JPP – Au début, nous avons pensé le film comme un état des lieux de la gauche. Au final, j’ai le sentiment que l’on parle non seulement d’une époque révolue mais aussi d’un monde révolu. À Colé, le 10 mai 1981, Mitterrand dit qu’il arrive sept ans trop tard…
MS – Oui. Tout aurait été plus facile en 1974, sans doute, parce que le programme était adapté à la période. Au début des années 1980, on change d’époque. Reagan et Thatcher sont au pouvoir, la vague libérale a soudain enflée, les grands courants mondiaux sont tous défavorables à la gauche.
JPP - Il y a un événement qui m’a marqué à l’époque et que l’on a pas trop perçu en France dans l’euphorie du moment : le 10 Mai 1981 Mitterrand est élu, le 11 Mai, Bob Marley meurt… Rétrospectivement, on peut y voir le symbole d’une époque qui s’achève.
MS – Attention, ce n’est pas un réquisitoire contre la gauche, il y a beaucoup d’acquis, beaucoup de réformes utiles. Après Giscard, la gauche a rattrapé beaucoup du temps perdu par la droite.

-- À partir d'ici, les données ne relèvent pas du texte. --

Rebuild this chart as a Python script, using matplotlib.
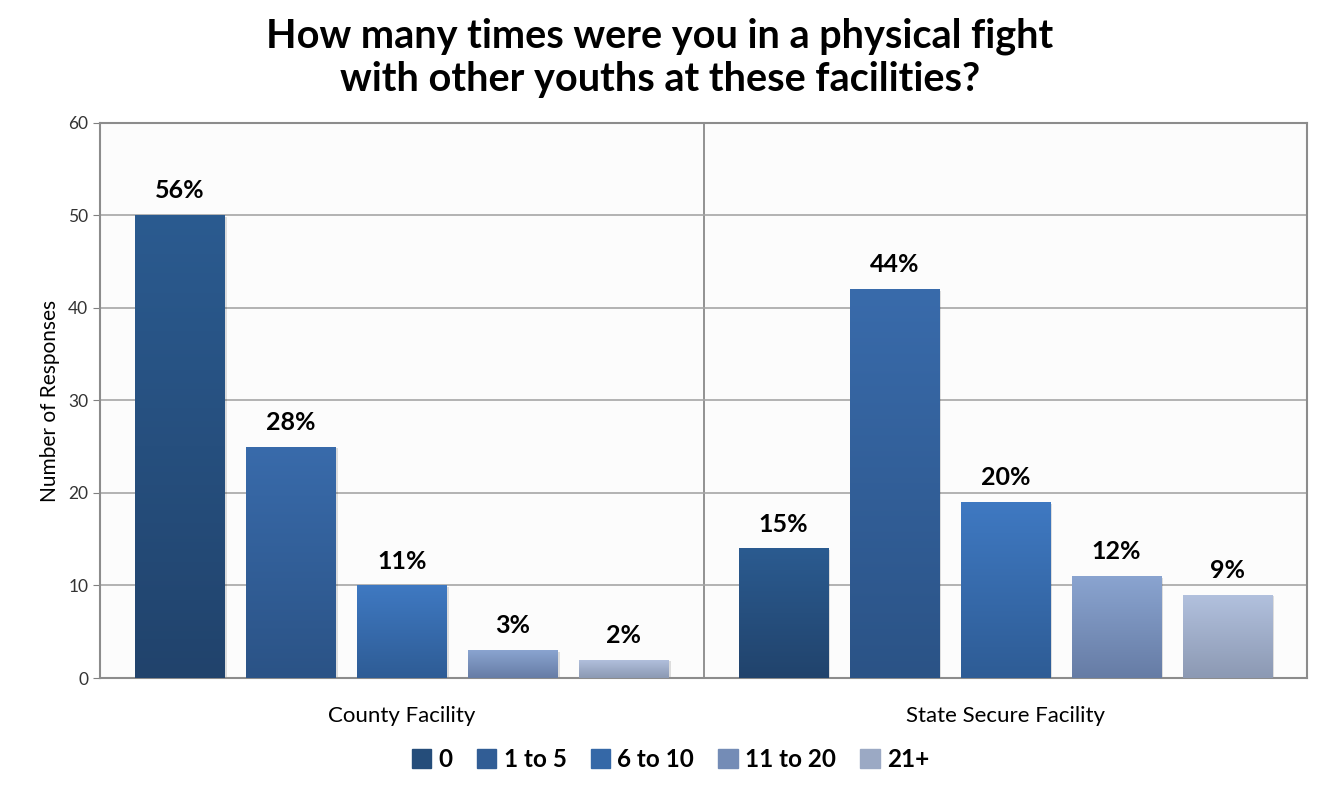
import numpy as np
import matplotlib.pyplot as plt
from matplotlib.colors import LinearSegmentedColormap

plt.rcParams['font.family'] = ['Lato', 'DejaVu Sans']

groups = ["County Facility", "State Secure Facility"]
series = ["0", "1 to 5", "6 to 10", "11 to 20", "21+"]
counts = {
    "0": [50, 14],
    "1 to 5": [25, 42],
    "6 to 10": [10, 19],
    "11 to 20": [3, 11],
    "21+": [2, 9],
}
pct_labels = {
    "0": ["56%", "15%"],
    "1 to 5": ["28%", "44%"],
    "6 to 10": ["11%", "20%"],
    "11 to 20": ["3%", "12%"],
    "21+": ["2%", "9%"],
}
y_ticks = [0, 10, 20, 30, 40, 50, 60]

# (top colour, bottom colour) for the gradient fill
colors = {
    "0": ("#2b5b90", "#21436c"),
    "1 to 5": ("#396bab", "#2b5386"),
    "6 to 10": ("#3f79c2", "#2e5c95"),
    "11 to 20": ("#8aa4d0", "#667ca5"),
    "21+": ("#b2c1de", "#8c99b3"),
}

fig = plt.figure(figsize=(13.2, 7.93), dpi=100)
ax = fig.add_axes([0.0758, 0.145, 0.9144, 0.700])

width = 0.148
step = 0.184
offsets = (np.arange(len(series)) - 2) * step
grad = np.linspace(1, 0, 256).reshape(-1, 1)

for i, s in enumerate(series):
    top, bot = colors[s]
    cmap = LinearSegmentedColormap.from_list(s, [bot, top])
    xs = np.arange(len(groups)) + offsets[i]
    bars = ax.bar(xs, counts[s], width=width, color=top, zorder=3, label=s,
                  edgecolor='none')
    for b, lab in zip(bars, pct_labels[s]):
        x0, h = b.get_x(), b.get_height()
        # soft shadow
        ax.add_patch(plt.Rectangle((x0 + 0.004, -0.15), width, h, color='#000000',
                                   alpha=0.12, zorder=2, linewidth=0))
        im = ax.imshow(grad, cmap=cmap, extent=[x0, x0 + width, 0, h],
                       aspect='auto', zorder=3.5, vmin=0, vmax=1)
        im.set_clip_path(b)
        ax.text(x0 + width / 2, h + 1.4, lab, ha='center', va='bottom',
                fontsize=18, fontweight='bold', color='black', zorder=5)

ax.set_xlim(-0.5, 1.5)
ax.set_ylim(0, 60)
ax.set_yticks(y_ticks)
ax.tick_params(axis='y', labelsize=12.5, colors='#333333', length=5, color='#808080')
ax.set_xticks([0, 1])
ax.set_xticklabels(groups, fontsize=16)
ax.tick_params(axis='x', length=0, pad=20)
ax.grid(axis='y', color='#a6a6a6', linewidth=1.2, zorder=0)
ax.axvline(0.5, color='#808080', linewidth=1.2, zorder=1)
for sp in ax.spines.values():
    sp.set_color('#8c8c8c')
    sp.set_linewidth(1.5)
ax.set_facecolor('#fcfcfc')
ax.set_ylabel("Number of Responses", fontsize=15, labelpad=6)

fig.suptitle("How many times were you in a physical fight\nwith other youths at these facilities?",
             fontsize=28.5, fontweight='bold', y=0.978, linespacing=1.2)

# legend swatches use the mid tone of each gradient
handles = []
for s in series:
    cm = LinearSegmentedColormap.from_list(s, [colors[s][1], colors[s][0]])
    handles.append(plt.Rectangle((0, 0), 1, 1, color=cm(0.4)))
leg = fig.legend(handles, series, loc='lower center', ncol=5, frameon=False,
                 bbox_to_anchor=(0.508, 0.0), prop={'size': 17.5, 'weight': 'bold'},
                 handlelength=0.8, handleheight=0.8, handletextpad=0.3, columnspacing=1.0)

fig.savefig("out.png", dpi=100)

JPP - Le film, à la fin du parcours, va plus loin. Il y a un thème qui revient avec insistance : nos institutions ne sont plus adaptées. La Vème République est-elle encore viable ? La droite ne l’abordera pas, bien sûr, mais le constat est accablant. Il y a une vraie fatigue démocratique dans ce pays, il suffit de voir le taux d’abstention
qui augmente régulièrement. A chaque nouvelle élection présidentielle, l’état de grâce dure à peine deux semaines, il n’y a pas de culture du compromis, les gouvernants s’appuient sur une minorité et dirigent sans en référer en fait à quiconque, sinon aux électeurs en fin de mandat. Cela crée un désintérêt pour la politique incarnée par les partis historiques, et on le voit bien, la jeune génération s’investit dorénavant de manière différente. Au fond c’est ce que nous raconte le film : on ne pourra pas continuer comme cela ad vitam aeternam…

Biographie de Mathieu Sapin :

Né en 1974, Mathieu Sapin grandit au milieu des livres et des albums de bandes dessinées (sa mère était bibliothécaire). Il entre aux Arts Déco de Strasbourg et effectue son objection de conscience à la Cité Nationale de la Bande Dessinée et de l’Image à Angoulême.

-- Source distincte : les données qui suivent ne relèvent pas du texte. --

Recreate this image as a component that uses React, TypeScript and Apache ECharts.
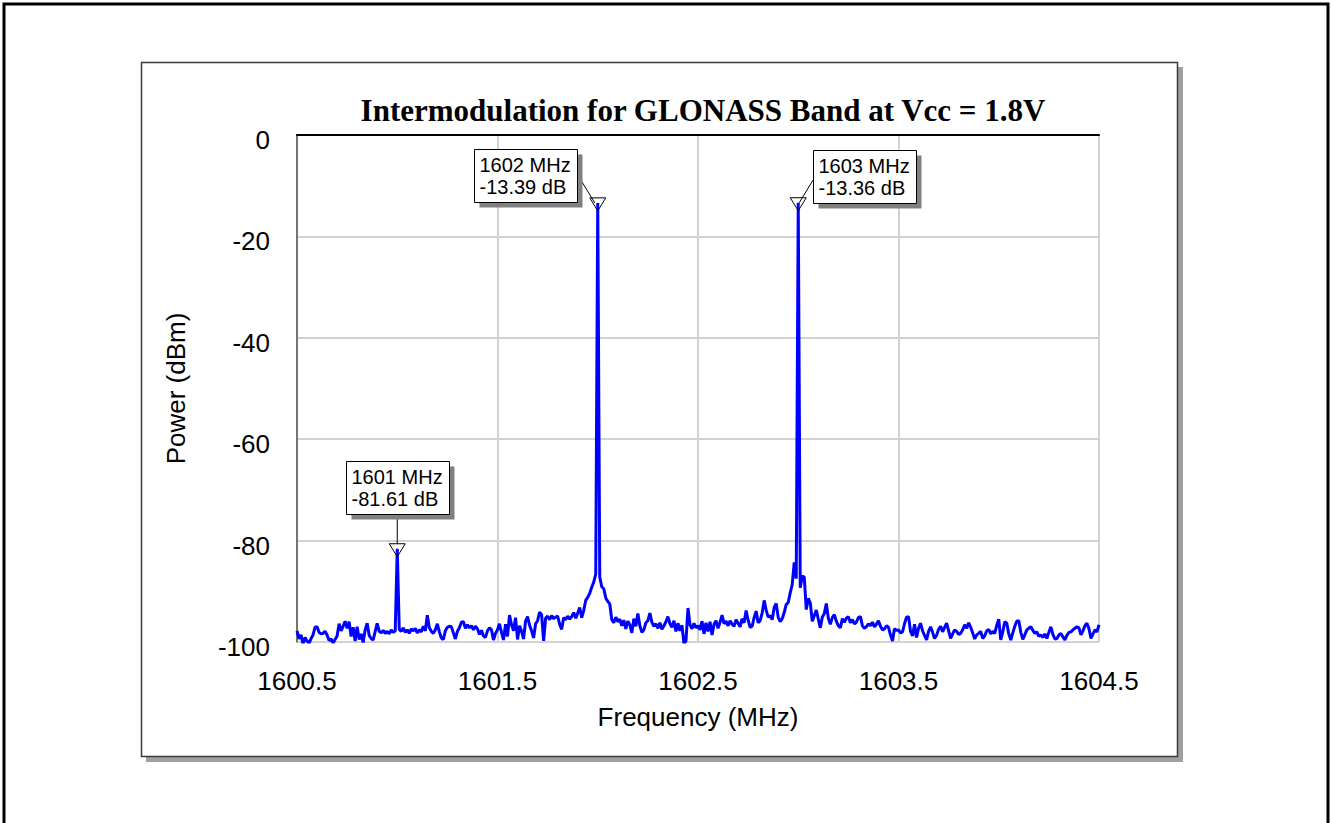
import React, { useEffect, useRef } from "react";
import * as echarts from "echarts";

const chartTitle = "Intermodulation for GLONASS Band at Vcc = 1.8V";
const xAxisName = "Frequency (MHz)";
const yAxisName = "Power (dBm)";

// Frequency axis (MHz)
const freqMin = 1600.5;
const freqMax = 1604.5;
const freqTick = 1;
const freqStart = 1600.5;
const freqStep = 0.01;

// Power axis (dBm)
const powerMin = -100;
const powerMax = 0;
const powerTick = 20;

// Measured power (dBm), one reading every 10 kHz
// 1600.50 - 1601.49 MHz
const powerA = [
  -97.8, -99.4, -98.6, -100.4, -99.1, -99.8, -100.3, -99.3, -98.6, -97.1,
  -97.0, -98.1, -98.4, -98.3, -97.9, -98.6, -99.7, -99.4, -100.2, -99.5,
  -98.8, -96.4, -97.8, -96.9, -95.9, -97.3, -96.0, -98.9, -97.1, -99.8,
  -97.0, -99.5, -98.4, -100.1, -97.6, -96.3, -98.7, -99.3, -99.6, -97.9,
  -96.3, -97.9, -98.2, -97.7, -98.3, -97.9, -98.4, -97.6, -98.1, -97.8,
  -81.61, -97.5, -97.9, -97.2, -98.1, -97.6, -98.3, -97.4, -97.8, -97.3,
  -98.2, -97.6, -98.0, -96.9, -97.8, -94.7, -97.2, -97.9, -98.3, -97.6,
  -96.4, -98.0, -99.2, -99.5, -97.8, -97.1, -96.9, -97.0, -98.2, -99.4,
  -97.9, -97.2, -96.1, -96.0, -97.3, -96.6, -97.2, -96.8, -97.6, -96.9,
  -97.4, -98.5, -97.7, -98.8, -99.1, -97.8, -97.2, -97.6, -99.6, -98.3,
];
// 1601.50 - 1602.49 MHz
const powerB = [
  -97.6, -96.4, -98.1, -99.6, -96.5, -98.9, -94.7, -96.6, -97.8, -95.2,
  -99.5, -96.8, -97.9, -99.4, -95.9, -95.0, -96.7, -97.8, -99.2, -96.4,
  -95.8, -94.1, -94.6, -99.8, -95.3, -94.9, -95.6, -94.8, -95.4, -95.1,
  -94.9, -96.5, -97.5, -95.2, -95.6, -94.9, -95.5, -95.0, -94.2, -95.3,
  -94.3, -93.2, -95.2, -93.8, -91.8, -91.2, -90.4, -89.2, -88.2, -86.6,
  -13.39, -87.2, -89.1, -89.5, -91.3, -92.0, -92.5, -95.6, -96.2, -95.1,
  -96.0, -95.5, -96.8, -95.7, -97.4, -95.9, -96.6, -98.2, -95.4, -96.9,
  -94.4, -96.8, -98.1, -97.6, -96.2, -95.8, -94.3, -96.1, -96.9, -96.4,
  -97.3, -96.2, -97.5, -96.8, -96.0, -95.0, -96.4, -97.1, -95.8, -97.9,
  -96.3, -97.8, -96.7, -100.3, -99.8, -93.3, -96.6, -97.4, -96.3, -97.2,
];
// 1602.50 - 1603.49 MHz
const powerC = [
  -96.8, -97.6, -95.9, -98.4, -96.2, -97.9, -96.0, -98.6, -96.5, -95.8,
  -97.3, -96.1, -94.7, -96.4, -95.9, -96.8, -95.8, -96.5, -96.9, -95.6,
  -96.3, -97.0, -95.4, -96.2, -93.8, -95.7, -97.1, -96.9, -95.2, -93.9,
  -96.2, -95.8, -94.3, -91.8, -93.7, -95.1, -94.8, -95.6, -93.2, -92.4,
  -95.1, -96.0, -95.4, -94.2, -92.6, -92.2, -90.3, -88.7, -84.3, -87.5,
  -13.36, -89.3, -87.0, -87.2, -93.6, -91.4, -92.3, -95.9, -94.8, -93.7,
  -95.5, -97.2, -95.1, -94.4, -92.4, -95.3, -96.5, -95.2, -94.6, -95.9,
  -96.8, -97.2, -95.4, -96.1, -95.3, -95.0, -96.2, -95.6, -96.4, -96.1,
  -95.2, -95.0, -96.8, -97.3, -97.0, -96.4, -96.8, -96.1, -97.0, -96.5,
  -95.8, -96.9, -97.6, -97.4, -96.8, -97.1, -98.6, -99.8, -97.4, -97.7,
];
// 1603.50 - 1604.50 MHz
const powerD = [
  -97.6, -98.2, -98.0, -96.4, -95.1, -95.0, -97.9, -98.8, -96.5, -99.1,
  -97.3, -96.3, -97.8, -98.7, -99.6, -97.9, -97.0, -98.1, -99.3, -98.7,
  -97.5, -96.9, -98.0, -97.1, -96.3, -97.8, -99.3, -98.4, -97.6, -97.9,
  -98.5, -98.3, -97.6, -96.6, -97.3, -96.2, -97.1, -98.2, -99.4, -98.6,
  -98.3, -97.9, -99.3, -98.8, -97.8, -97.5, -98.4, -97.9, -98.3, -96.7,
  -95.5, -99.6, -98.0, -96.0, -96.3, -98.4, -99.6, -98.2, -96.9, -95.9,
  -95.8, -98.1, -99.5, -98.6, -97.6, -97.3, -97.0, -97.7, -98.3, -98.0,
  -98.9, -98.6, -99.1, -98.4, -99.3, -98.1, -97.0, -98.5, -99.4, -99.3,
  -98.6, -98.3, -99.0, -99.6, -98.7, -98.1, -98.0, -97.6, -97.3, -97.0,
  -97.2, -98.6, -97.8, -96.8, -96.3, -97.4, -99.3, -98.4, -97.6, -98.0,
  -96.6,
];

// Marker readouts
const markerFreqs = [1601, 1602, 1603];
const markerLevels = [-81.61, -13.39, -13.36];

// Label box placement relative to each marker (px): box left/top, leader start, leader end
const markerLayout = [
  { dx: -51, dy: -88, lx1: 0, ly1: -34, lx2: 0, ly2: -5 },
  { dx: -124, dy: -54, lx1: -17, ly1: -23, lx2: -3, ly2: 0 },
  { dx: 15, dy: -53, lx1: 15, ly1: -23, lx2: 1, ly2: 0 },
];

const SANS = '"Liberation Sans", Arial, sans-serif';
const SERIF = '"Liberation Serif", "Times New Roman", serif';

const backgroundGraphics = [
  {
    id: "outer",
    type: "rect",
    z: -10,
    shape: { x: 4, y: 4, width: 1324, height: 840 },
    style: { fill: "#fff", stroke: "#000", lineWidth: 3 },
  },
  {
    id: "panelShadow",
    type: "rect",
    z: -9,
    shape: { x: 146, y: 67, width: 1037, height: 695 },
    style: { fill: "#a0a0a0" },
  },
  {
    id: "panel",
    type: "rect",
    z: -8,
    shape: { x: 141.5, y: 62.5, width: 1036, height: 694 },
    style: { fill: "#fff", stroke: "#3a3a3a", lineWidth: 1.5 },
  },
];

export default function App() {
  const ref = useRef<HTMLDivElement>(null);

  useEffect(() => {
    if (!ref.current) return;
    const chart = echarts.init(ref.current, undefined, { renderer: "svg" });

    const power = [...powerA, ...powerB, ...powerC, ...powerD];
    const data = power.map((p, i) => [
      Number((freqStart + i * freqStep).toFixed(2)),
      p,
    ]);

    chart.setOption({
      animation: false,
      backgroundColor: "#fff",
      title: {
        text: chartTitle,
        left: 698,
        top: 90,
        textAlign: "center",
        textStyle: {
          fontFamily: SERIF,
          fontWeight: "bold",
          fontSize: 31,
          color: "#000",
        },
      },
      grid: {
        left: 297,
        top: 135,
        width: 802,
        height: 507,
        show: true,
        backgroundColor: "transparent",
        borderColor: "#555",
        borderWidth: 1,
      },
      xAxis: {
        type: "value",
        min: freqMin,
        max: freqMax,
        interval: freqTick,
        name: xAxisName,
        nameLocation: "middle",
        nameGap: 62,
        nameTextStyle: { fontFamily: SANS, fontSize: 26, color: "#000" },
        axisLabel: {
          fontFamily: SANS,
          fontSize: 26,
          color: "#000",
          margin: 26,
          formatter: (v: number) => v.toFixed(1),
        },
        axisLine: { lineStyle: { color: "#000", width: 2 } },
        axisTick: { show: false },
        splitLine: { lineStyle: { color: "#d2d2d2", width: 2 } },
      },
      yAxis: {
        type: "value",
        min: powerMin,
        max: powerMax,
        interval: powerTick,
        name: yAxisName,
        nameLocation: "middle",
        nameGap: 108,
        nameTextStyle: { fontFamily: SANS, fontSize: 26, color: "#000" },
        axisLabel: {
          fontFamily: SANS,
          fontSize: 26,
          color: "#000",
          margin: 27,
          verticalAlign: "top",
          lineHeight: 10,
        },
        axisLine: { show: true, lineStyle: { color: "#555", width: 1.5 } },
        axisTick: { show: false },
        splitLine: { lineStyle: { color: "#d2d2d2", width: 2 } },
      },
      series: [
        {
          type: "line",
          data,
          showSymbol: false,
          symbol: "none",
          clip: true,
          z: 5,
          lineStyle: { color: "#0000ff", width: 3 },
          itemStyle: { color: "#0000ff" },
        },
      ],
      graphic: backgroundGraphics,
    });

    const markerGraphics: any[] = [];
    markerFreqs.forEach((f, i) => {
      const level = markerLevels[i];
      const [px, py] = chart.convertToPixel({ gridIndex: 0 }, [f, level]) as number[];
      const L = markerLayout[i];
      const bx = Math.round(px + L.dx) + 0.5;
      const by = Math.round(py + L.dy) + 0.5;
      const bw = 103;
      const bh = 53;
      markerGraphics.push(
        {
          id: `lead${i}`,
          type: "line",
          z: 20,
          shape: { x1: px + L.lx1, y1: py + L.ly1, x2: px + L.lx2, y2: py + L.ly2 },
          style: { stroke: "#000", lineWidth: 1 },
        },
        {
          id: `tri${i}`,
          type: "polygon",
          z: 21,
          shape: {
            points: [
              [px - 8, py - 5],
              [px + 8, py - 5],
              [px, py + 8],
            ],
          },
          style: { fill: "none", stroke: "#000", lineWidth: 1 },
        },
        {
          id: `shadow${i}`,
          type: "rect",
          z: 22,
          shape: { x: bx + 5, y: by + 5, width: bw, height: bh },
          style: { fill: "#808080" },
        },
        {
          id: `box${i}`,
          type: "rect",
          z: 23,
          shape: { x: bx, y: by, width: bw, height: bh },
          style: { fill: "#fff", stroke: "#000", lineWidth: 1 },
        },
        {
          id: `label${i}`,
          type: "text",
          z: 24,
          x: bx + 5,
          y: by + 4,
          style: {
            text: `${f} MHz\n${level.toFixed(2)} dB`,
            font: `20px ${SANS}`,
            fill: "#000",
            lineHeight: 22,
            textVerticalAlign: "top",
          },
        }
      );
    });

    chart.setOption({ graphic: [...backgroundGraphics, ...markerGraphics] });

    return () => chart.dispose();
  }, []);

  return (
    <div
      ref={ref}
      style={{ position: "absolute", left: 0, top: 0, width: 1331, height: 823 }}
    />
  );
}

Mathieu Sapin, tout au long de sa carrière d’auteur de BD, mélange les genres, joue avec les codes préétablis. Il est membre de l’atelier SNBD (Société Nationale de la Bande Dessinée) avec Joann Sfar, Riad Sattouf et Christophe Blain. Jamais décidé à s’installer dans une pratique définie, il multiplie les expériences et se lance dans le reportage dessiné. Que ce soit sur la conception du film GAINSBOURG – VIE HÉROÏQUE réalisé par son ami Joann Sfar ou du journal Libération (Journal d’un Journal), il y promène son regard amusé et faussement innocent. Après avoir suivi la campagne de François Hollande avec Campagne présidentielle, il publie Le Château, journal d’une année passée à l’Elysée auprès du Président et dont les ventes dépassent les 50 000 exemplaires. En septembre 2012, dans le cadre d’un documentaire, il accompagne Gérard Depardieu en Azerbaïdjan afin de reproduire le périple d’Alexandre Dumas raconté dans Voyage au Caucase. Le documentaire, intitulé « Retour AU Caucase », est diffusé en mai 2014 sur Arte.